Namun fakta yang saya temui seringkali tidak demikian. Sering kali orang berfikir teramat pendek demi memenuhi tuntutan hawa nafsunya. Hawa nafsu akan kekuasaan, kedudukan, jabatan, kekayaan, dan wanita. Padahal semua itu tidak abadi dan bersifat sementara.

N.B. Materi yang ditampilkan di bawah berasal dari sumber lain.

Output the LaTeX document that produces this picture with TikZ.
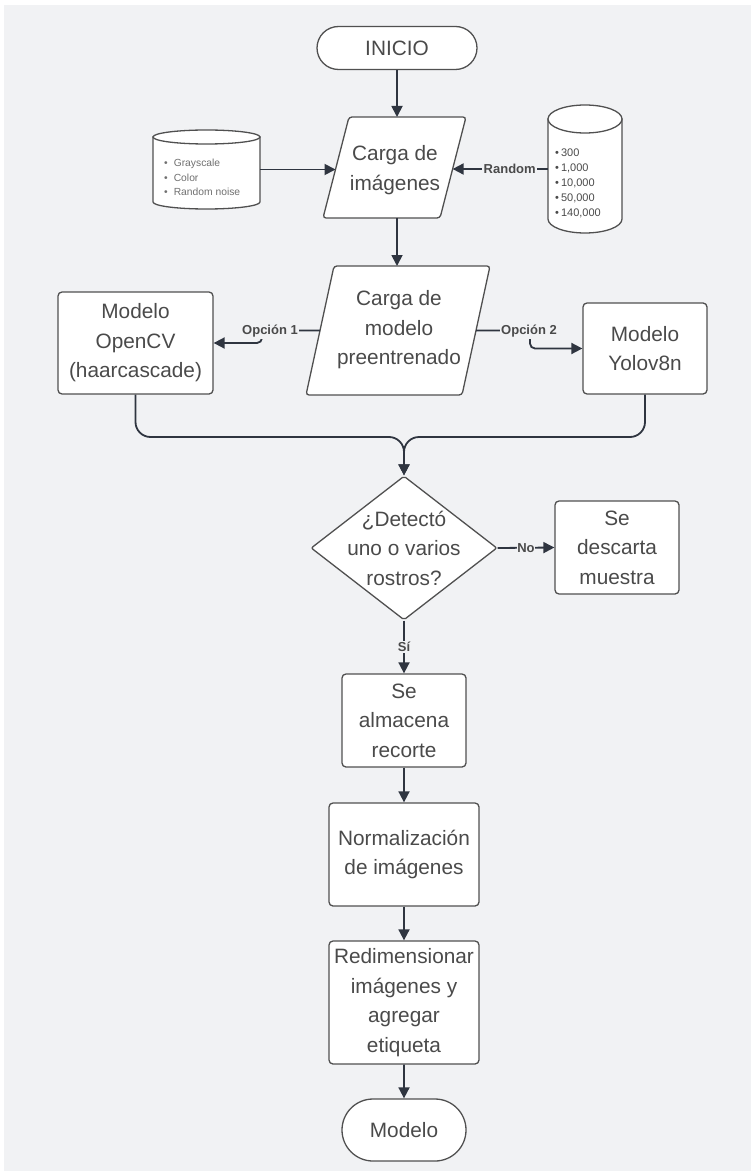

Bercermin dari sikap sopir taksi biru itu, hendaknya kita mampu memberikan pelayanan terbaik baik kepada isteri dan anak kita, kepada keluarga dan kerabat kita, kepada tetangga kita, dan kepada masyarakat pada umumnya. Karena jika kita mengingat sabda Nabi Saw, kita semua adalah pemimpin dan akan diminta pertanggungjawaban atas apa-apa yang kita pimpin. Dan salah satu sumber dari keberhasilan seorang pemimpin adalah jika ia mampu memberikan pelayanan dengan sepenuh hati. Bersumber dari jiwa yang ikhlas dan mengharap semata ridha ilahi. Bukan justru malah minta dilayani sepenuh hati. Dan saya berfikir jiwa pelayanan seperti itu bisa dibentuk dengan mencerahkan iman di dalam hati. Jika ia makin bening, maka ia makin peduli dan makin melayani.